STT supports a wide range of languages including English (US, UK, AU, CA, IN), Spanish, French, German, Italian, Portuguese, Chinese (Mandarin), Japanese, Korean, and many more. Language is typically auto-detected or set based on your interface language.

Tips for Best Results

<AccordionGroup> <Accordion title="Speak Clearly"> Use a normal pace and enunciate. Avoid mumbling or speaking too quickly. </Accordion> <Accordion title="Optimize Your Environment"> Use good microphone positioning and minimize background noise for better accuracy. </Accordion> <Accordion title="Use Complete Sentences"> Speak in complete sentences and pause briefly between thoughts for more accurate transcription. </Accordion> <Accordion title="Review Before Sending"> After voice input, review the transcribed text, edit any mistakes, and send when ready. This hybrid approach combines the speed of voice with the precision of text editing. </Accordion> </AccordionGroup>

Voice Conversations (Hands-Free Mode)

Combine TTS and STT for natural, continuous voice conversations:

Configure your agent to use automatic TTS playback
Click the microphone and speak your message
Review the transcription and send
The AI response plays automatically via TTS
Speak your next message when ready

Use Cases

<Tabs> <Tab title="Accessibility"> Screen reader users, users with mobility limitations, or anyone who prefers audio interaction. Voice mode makes LobeHub accessible to a broader range of users. </Tab> <Tab title="Language Learning"> Practice speaking in a target language and hear correct pronunciation via TTS. The AI can provide feedback on phrasing and suggest improvements. </Tab> <Tab title="Multitasking"> Get AI assistance while cooking, commuting, or exercising. Hands-free mode lets you interact without looking at a screen. </Tab> <Tab title="Content Consumption"> Listen to long articles, research papers, or learning materials at your own pace.

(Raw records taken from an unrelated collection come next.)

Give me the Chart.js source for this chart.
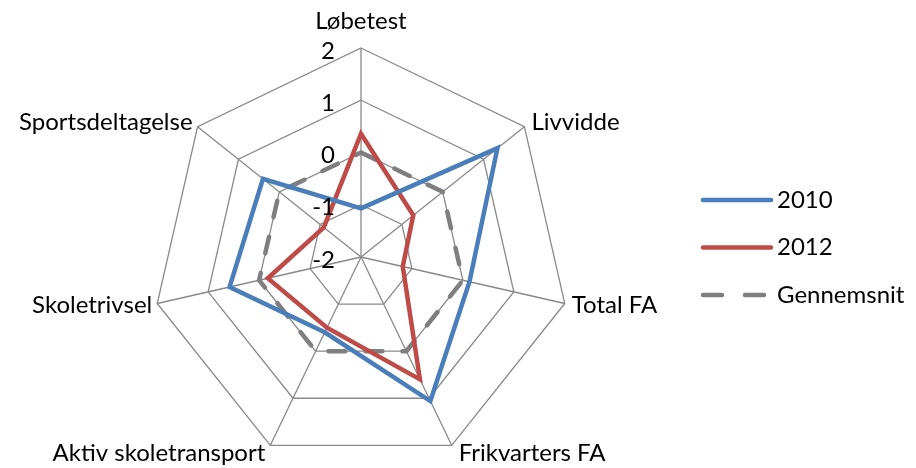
<!DOCTYPE html>
<html>
<head>
<meta charset="utf-8">
<script src="https://cdn.jsdelivr.net/npm/chart.js@4"></script>
<style>
  html, body { margin: 0; padding: 0; background: #fff; }
  #wrap { width: 916px; height: 468px; }
</style>
</head>
<body>
<div id="wrap"><canvas id="radar" width="916" height="468"></canvas></div>
<script>
const labels = ['Løbetest', 'Livvidde', 'Total FA', 'Frikvarters FA', 'Aktiv skoletransport', 'Skoletrivsel', 'Sportsdeltagelse']
const values2010 = [-1.07, 1.34, 0.13, 1.06, -0.40, 0.58, 0.40]
const values2012 = [0.36, -0.72, -1.18, 0.60, -0.50, -0.17, -1.09]
const gennemsnit = [0, 0, 0, 0, 0, 0, 0]
const scaleMin = -2
const scaleMax = 2
const scaleStep = 1

const FONT = '24px Lato, "Open Sans", sans-serif'

// tick labels and point labels drawn next to the axes, the way Excel places them
const excelLabels = {
    id: 'excelLabels',
    afterDatasetsDraw(chart) {
        const r = chart.scales.r
        const ctx = chart.ctx
        ctx.save()
        ctx.font = FONT
        ctx.fillStyle = '#000'
        ctx.textBaseline = 'middle'

        ctx.textAlign = 'right'
        r.ticks.forEach(t => {
            const p = r.getPointPositionForValue(0, t.value)
            ctx.fillText(String(t.value), r.xCenter - 26, p.y + 3)
        })

        labels.forEach((lab, i) => {
            const p = r.getPointPosition(i, r.drawingArea)
            let x = p.x, y = p.y
            if (x > r.xCenter + 1) { ctx.textAlign = 'left'; x += 7 }
            else if (x < r.xCenter - 1) { ctx.textAlign = 'right'; x -= 5 }
            else ctx.textAlign = 'center'
            if (i === 0) y -= 27
            else if (y > r.yCenter + 100) y += 8
            else if (y < r.yCenter) y -= 4
            else y += 2
            ctx.fillText(lab, x, y)
        })
        ctx.restore()
    }
}

const sideLegend = {
    id: 'sideLegend',
    afterDraw(chart) {
        const ctx = chart.ctx
        ctx.save()
        ctx.font = FONT
        ctx.textBaseline = 'middle'
        ctx.textAlign = 'left'
        chart.data.datasets.forEach((ds, i) => {
            const y = 200 + i * 47.5
            ctx.strokeStyle = ds.borderColor
            ctx.lineWidth = ds.borderWidth
            ctx.lineCap = 'round'
            ctx.setLineDash(ds.borderDash ? [19, 23] : [])
            ctx.beginPath()
            ctx.moveTo(703, y)
            ctx.lineTo(ds.borderDash ? 770 : 771, y)
            ctx.stroke()
            ctx.setLineDash([])
            ctx.fillStyle = '#000'
            ctx.fillText(ds.label, 777, y)
        })
        ctx.restore()
    }
}

window.onload = () => {
    const ctx = document.getElementById('radar').getContext('2d')
    new Chart(ctx, {
        type: 'radar',
        data: {
            labels: labels,
            datasets: [
                { label: '2010', data: values2010, borderColor: '#4a7ebb', borderWidth: 4.5, fill: false, pointRadius: 0, borderJoinStyle: 'miter' },
                { label: '2012', data: values2012, borderColor: '#be4b48', borderWidth: 4.5, fill: false, pointRadius: 0, borderJoinStyle: 'miter' },
                { label: 'Gennemsnit', data: gennemsnit, borderColor: '#7f7f7f', borderWidth: 4.5, fill: false, pointRadius: 0, borderDash: [17, 20], borderCapStyle: 'round' }
            ]
        },
        options: {
            responsive: false,
            animation: false,
            layout: { padding: { left: 152, right: 346, top: 48, bottom: 2 } },
            plugins: { legend: { display: false }, tooltip: { enabled: false } },
            scales: {
                r: {
                    min: scaleMin, max: scaleMax,
                    ticks: { stepSize: scaleStep, display: false },
                    grid: { color: '#898989', lineWidth: 1.3 },
                    angleLines: { color: '#898989', lineWidth: 1.3 },
                    pointLabels: { display: false }
                }
            }
        },
        plugins: [excelLabels, sideLegend]
    })
}
</script>
</body>
</html>
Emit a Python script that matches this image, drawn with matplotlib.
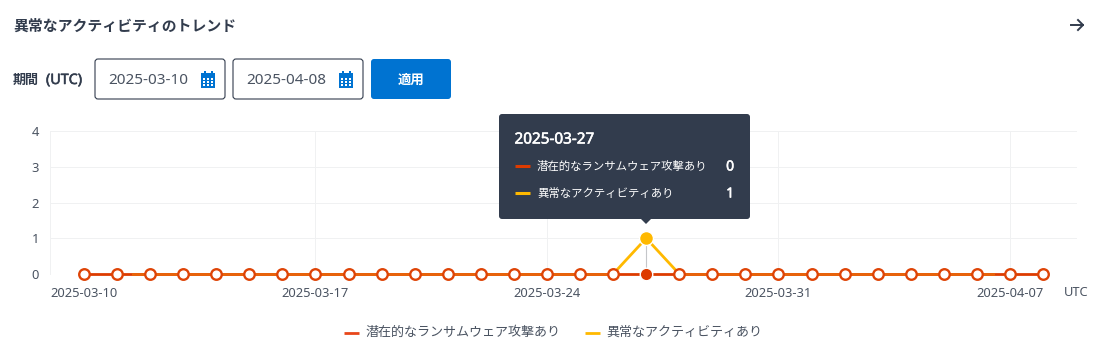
import matplotlib
matplotlib.use('Agg')
import matplotlib.pyplot as plt
import matplotlib.patheffects as pe
from matplotlib.patches import FancyBboxPatch, Rectangle, Polygon
import pandas as pd

plt.rcParams['font.family'] = ['Noto Sans', 'Noto Sans CJK JP', 'DejaVu Sans']

# データ
dates = pd.date_range('2025-03-10', '2025-04-08', freq='D')
ransomware = [0] * 30
anomaly = [0, 0, 0, 0, 0, 0, 0, 0, 0, 0,
           0, 0, 0, 0, 0, 0, 0, 1, 0, 0,
           0, 0, 0, 0, 0, 0, 0, 0, 0, 0]
y_ticks = [0, 1, 2, 3, 4]
x_ticks = ['2025-03-10', '2025-03-17', '2025-03-24', '2025-03-31', '2025-04-07']
series_names = ['潜在的なランサムウェア攻撃あり', '異常なアクティビティあり']
hover_date = '2025-03-27'

RED = '#dd3b00'
YELLOW = '#ffb900'
MIX = '#e8640a'
DARK = '#323c4d'
GRAY = '#4a5361'
BLUE = '#0073d1'

W, H = 1117, 357
fig = plt.figure(figsize=(W / 100, H / 100), dpi=100)

# チャート本体 (px で位置合わせ)
left, right, top, bottom = 50, 1077, 131, 274
ax = fig.add_axes([left / W, 1 - bottom / H, (right - left) / W, (bottom - top) / H])
x = list(range(len(dates)))
step = 33.07
ax.set_xlim((left - 84) / step, (right - 84) / step)
ax.set_ylim(0, 4)
for s in ax.spines.values():
    s.set_visible(False)
ax.spines['left'].set_visible(True)
ax.spines['left'].set_color('#f0f1f2')
ax.spines['left'].set_linewidth(0.72)
ax.set_yticks(y_ticks)
tick_pos = [list(dates.strftime('%Y-%m-%d')).index(t) for t in x_ticks]
ax.set_xticks(tick_pos)
ax.set_xticklabels(x_ticks)
ax.tick_params(length=0, labelsize=9.3, labelcolor=GRAY)
ax.tick_params(axis='x', pad=9.5)
ax.tick_params(axis='y', pad=8)
ax.grid(axis='y', color='#f0f1f2', lw=0.72)
for p in tick_pos[1:]:
    ax.axvline(p, color='#f0f1f2', lw=0.72, zorder=0)

hi = list(dates.strftime('%Y-%m-%d')).index(hover_date)
ax.plot([hi, hi], [0, 1.2], color='#c4c6c9', lw=0.8, zorder=1, clip_on=False)
ax.plot(x, ransomware, color=RED, lw=2, zorder=2, clip_on=False)
# 両端を除いて黄色が重なって見える区間
for seg_x, seg_y in [(x[:hi], anomaly[:hi]), (x[hi + 1:], anomaly[hi + 1:])]:
    seg, = ax.plot(seg_x, seg_y, color=MIX, lw=2, zorder=3)
    seg.set_clip_path(Rectangle((1.45, -1), 26.1, 3, transform=ax.transData))
ax.plot(x[hi - 1:hi + 2], anomaly[hi - 1:hi + 2], color=YELLOW, lw=2, zorder=3, clip_on=False)
others = [i for i in x if i != hi]
ax.plot(others, [ransomware[i] for i in others], ls='none', marker='o', ms=7.6, mfc='white',
        mec='#de4407', mew=1.7, zorder=5, clip_on=False)
ax.plot([hi], [ransomware[hi]], ls='none', marker='o', ms=9, mfc=RED, mec='white', mew=1, zorder=5, clip_on=False)
ax.plot([hi], [anomaly[hi]], ls='none', marker='o', ms=10, mfc=YELLOW, mec='white', mew=1, zorder=5, clip_on=False)

# 画面部品はピクセル座標のオーバーレイに描く
ui = fig.add_axes([0, 0, 1, 1])
ui.set_xlim(0, W)
ui.set_ylim(H, 0)
ui.axis('off')
ui.patch.set_alpha(0)

# Noto Sans に太字がないので輪郭で太らせる
def heavy(color):
    return [pe.withStroke(linewidth=0.4, foreground=color)]


ui.text(13, 27.5, '異常なアクティビティのトレンド', fontsize=10.7, fontweight='bold', color=DARK, va='center')
ui.plot([1071, 1083], [25, 25], color=DARK, lw=1.4)
ui.plot([1078, 1083, 1078], [20, 25, 30], color=DARK, lw=1.4)

ui.text(13, 80.5, '期間', fontsize=9.4, fontweight='bold', color=DARK, va='center')
ui.text(46, 80.5, '(UTC)', fontsize=10.3, color=DARK, va='center', path_effects=heavy(DARK))


def date_box(x0, w, label):
    ui.add_patch(FancyBboxPatch((x0 + 3, 62), w - 6, 34, boxstyle='round,pad=3,rounding_size=3',
                                fc='white', ec=DARK, lw=0.8))
    ui.text(x0 + 13, 81, label, fontsize=11, color=GRAY, va='center')
    ix = x0 + 106
    ui.add_patch(Rectangle((ix, 74), 14, 14, fc=BLUE, ec='none'))
    ui.add_patch(Rectangle((ix - 0, 72.5), 14, 4, fc=BLUE, ec='none'))
    for kx in (3, 10):
        ui.add_patch(Rectangle((ix + kx, 71), 1.6, 3, fc=BLUE, ec='none'))
    for r in range(3):
        for c in range(3):
            ui.add_patch(Rectangle((ix + 1.6 + c * 4, 78 + r * 3.2), 2.4, 1.8, fc='white', ec='none'))


date_box(95, 130, '2025-03-10')
date_box(233, 130, '2025-04-08')
ui.add_patch(FancyBboxPatch((374, 62), 74, 34, boxstyle='round,pad=3,rounding_size=3', fc=BLUE, ec='none'))
ui.text(411, 80, '適用', fontsize=9.6, fontweight='bold', color='white', va='center', ha='center')

# ツールチップ
ui.add_patch(FancyBboxPatch((502, 117), 245, 99, boxstyle='round,pad=3,rounding_size=3', fc=DARK, ec='none', zorder=6))
ui.add_patch(Polygon([[641, 219], [651, 219], [646, 224]], fc=DARK, ec='none', zorder=6))
ui.text(514.5, 140, hover_date, fontsize=11, color='white', va='center', zorder=7, path_effects=heavy('white'))
for yy, name, col, val in [(166, series_names[0], RED, ransomware[hi]), (193, series_names[1], YELLOW, anomaly[hi])]:
    ui.plot([515, 530], [yy, yy], color=col, lw=2.2, zorder=7, solid_capstyle='butt')
    ui.text(537, yy + 1.5, name, fontsize=8.2, color='white', va='center', zorder=7)
    ui.text(734, yy + 1, str(val), fontsize=10, color='white', va='center', ha='right', zorder=7,
            path_effects=heavy('white'))

ui.text(1064, 292, 'UTC', fontsize=9.3, color=GRAY, va='center')

# 凡例
for lx, tx, name, col in [(344, 365, series_names[0], '#e8461a'), (585, 606, series_names[1], YELLOW)]:
    ui.plot([lx, lx + 15], [333, 333], color=col, lw=2, solid_capstyle='butt')
    ui.text(tx, 332.5, name, fontsize=9.4, color=GRAY, va='center')

fig.savefig('out.png', dpi=100)
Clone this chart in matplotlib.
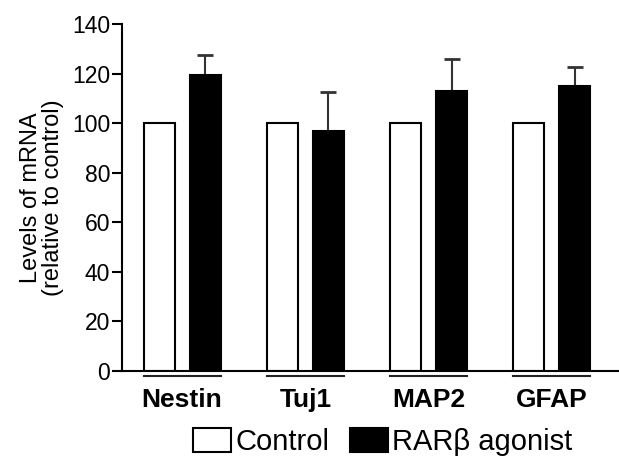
import matplotlib
matplotlib.use("Agg")
import matplotlib.pyplot as plt
import matplotlib.patches as mpatches
import numpy as np

plt.rcParams["font.family"] = ["Liberation Sans", "DejaVu Sans"]

genes = ["Nestin", "Tuj1", "MAP2", "GFAP"]
control = [100, 100, 100, 100]
agonist = [119.5, 97, 113, 115]
agonist_err = [8, 15.5, 13, 7.7]
yticks = [0, 20, 40, 60, 80, 100, 120, 140]

fig = plt.figure(figsize=(6.19, 4.58), dpi=100)
ax = fig.add_axes([0.197, 0.19, 0.803, 0.7576])

x = np.arange(len(genes))
off = 0.187
w = 0.252

ax.bar(x - off, control, width=w, color="white", edgecolor="black", linewidth=1.5, zorder=2)
ax.bar(x + off, agonist, width=w, color="black", edgecolor="black", linewidth=1.5, zorder=2)
ax.errorbar(x + off, agonist, yerr=[np.zeros(len(genes)), agonist_err], fmt="none",
            ecolor="#333333", elinewidth=1.5, capsize=6, capthick=2, zorder=1)

# group underlines
trans = ax.get_xaxis_transform()
for xi in x:
    ax.plot([xi - off - w / 2, xi + off + w / 2], [-0.0144, -0.0144], color="#222222",
            lw=1.5, transform=trans, clip_on=False)

ax.set_xlim(-0.488, 3.545)
ax.set_ylim(0, 140)
ax.set_yticks(yticks)
ax.set_xticks(x)
ax.set_xticklabels(genes, fontsize=19, fontweight="bold")
ax.tick_params(axis="x", length=0, pad=12)
ax.tick_params(axis="y", length=7, width=1.5, labelsize=16.5, pad=1.5)
for s in ["top", "right"]:
    ax.spines[s].set_visible(False)
for s in ["left", "bottom"]:
    ax.spines[s].set_linewidth(1.5)

ax.set_ylabel("Levels of mRNA\n(relative to control)", fontsize=17, linespacing=0.95, labelpad=6)

handles = [mpatches.Patch(facecolor="white", edgecolor="black", linewidth=1.5, label="Control"),
           mpatches.Patch(facecolor="black", edgecolor="black", linewidth=1.5, label="RAR\u03b2 agonist")]
fig.legend(handles=handles, loc="center", bbox_to_anchor=(383 / 619, 1 - 442 / 458), ncol=2,
           frameon=False, fontsize=21, handlelength=1.3, handleheight=0.86, handletextpad=0.15,
           columnspacing=0.7, borderpad=0)

fig.savefig("out.png", dpi=100)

Adjust speed to match your preference. </Tab> </Tabs>

Performance

Sample rates: Voice output supports standard audio sample rates for high-quality playback
Latency: First playback requires real-time generation; cached playback is instant
Formats: Audio is generated in optimized formats for web playback
Caching: TTS output is cached locally to avoid redundant generation

Privacy Note

<Callout type={'warning'}> Voice input is processed by AI services for transcription. Avoid speaking sensitive information unless you are using a private or local deployment. </Callout>

Voice data handling:

STT audio is sent to the provider for transcription
TTS audio is cached locally for performance
Audio is not stored permanently by providers
Transcriptions become part of conversation data

Best practices: review transcriptions before sending, don't speak passwords or sensitive data, and clear the local audio cache periodically if you are concerned about storage.